Problem to solve: Restate each line word for word. Leave out every picture.
---- Information shown
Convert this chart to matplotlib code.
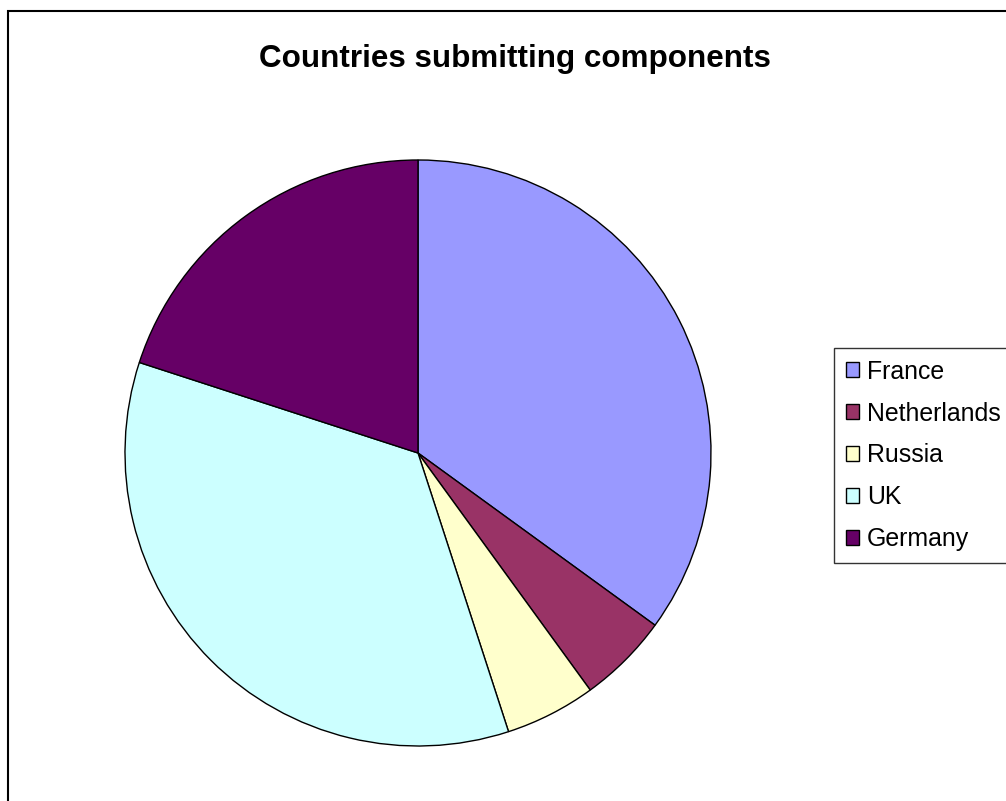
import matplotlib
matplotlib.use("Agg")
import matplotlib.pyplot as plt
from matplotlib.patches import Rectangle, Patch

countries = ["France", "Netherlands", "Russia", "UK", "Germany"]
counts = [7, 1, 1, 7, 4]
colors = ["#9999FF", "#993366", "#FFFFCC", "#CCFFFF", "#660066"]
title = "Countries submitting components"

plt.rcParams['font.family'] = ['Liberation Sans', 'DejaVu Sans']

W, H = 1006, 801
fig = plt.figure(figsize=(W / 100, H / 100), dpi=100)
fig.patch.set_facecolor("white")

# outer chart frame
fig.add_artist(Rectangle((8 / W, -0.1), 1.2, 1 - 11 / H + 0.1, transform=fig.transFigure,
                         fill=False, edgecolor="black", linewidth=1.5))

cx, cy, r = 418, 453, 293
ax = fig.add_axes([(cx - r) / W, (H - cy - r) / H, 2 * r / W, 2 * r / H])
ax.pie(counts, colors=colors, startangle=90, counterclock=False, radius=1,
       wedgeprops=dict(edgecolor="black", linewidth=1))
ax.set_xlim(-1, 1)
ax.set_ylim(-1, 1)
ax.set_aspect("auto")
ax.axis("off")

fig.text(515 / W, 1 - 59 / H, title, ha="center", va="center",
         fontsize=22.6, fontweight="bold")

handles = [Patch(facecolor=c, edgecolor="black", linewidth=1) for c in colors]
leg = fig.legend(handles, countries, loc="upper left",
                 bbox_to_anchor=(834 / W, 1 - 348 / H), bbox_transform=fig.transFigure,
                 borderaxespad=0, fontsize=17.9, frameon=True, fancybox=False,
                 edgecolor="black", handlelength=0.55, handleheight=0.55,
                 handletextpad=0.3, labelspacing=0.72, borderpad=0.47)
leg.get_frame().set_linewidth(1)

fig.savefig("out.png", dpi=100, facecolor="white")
--------
In response:
Convert this chart to matplotlib code.
import matplotlib
matplotlib.use("Agg")
import matplotlib.pyplot as plt
from matplotlib.patches import Rectangle, Patch

countries = ["France", "Netherlands", "Russia", "UK", "Germany"]
counts = [7, 1, 1, 7, 4]
colors = ["#9999FF", "#993366", "#FFFFCC", "#CCFFFF", "#660066"]
title = "Countries submitting components"

plt.rcParams['font.family'] = ['Liberation Sans', 'DejaVu Sans']

W, H = 1006, 801
fig = plt.figure(figsize=(W / 100, H / 100), dpi=100)
fig.patch.set_facecolor("white")

# outer chart frame
fig.add_artist(Rectangle((8 / W, -0.1), 1.2, 1 - 11 / H + 0.1, transform=fig.transFigure,
                         fill=False, edgecolor="black", linewidth=1.5))

cx, cy, r = 418, 453, 293
ax = fig.add_axes([(cx - r) / W, (H - cy - r) / H, 2 * r / W, 2 * r / H])
ax.pie(counts, colors=colors, startangle=90, counterclock=False, radius=1,
       wedgeprops=dict(edgecolor="black", linewidth=1))
ax.set_xlim(-1, 1)
ax.set_ylim(-1, 1)
ax.set_aspect("auto")
ax.axis("off")

fig.text(515 / W, 1 - 59 / H, title, ha="center", va="center",
         fontsize=22.6, fontweight="bold")

handles = [Patch(facecolor=c, edgecolor="black", linewidth=1) for c in colors]
leg = fig.legend(handles, countries, loc="upper left",
                 bbox_to_anchor=(834 / W, 1 - 348 / H), bbox_transform=fig.transFigure,
                 borderaxespad=0, fontsize=17.9, frameon=True, fancybox=False,
                 edgecolor="black", handlelength=0.55, handleheight=0.55,
                 handletextpad=0.3, labelspacing=0.72, borderpad=0.47)
leg.get_frame().set_linewidth(1)

fig.savefig("out.png", dpi=100, facecolor="white")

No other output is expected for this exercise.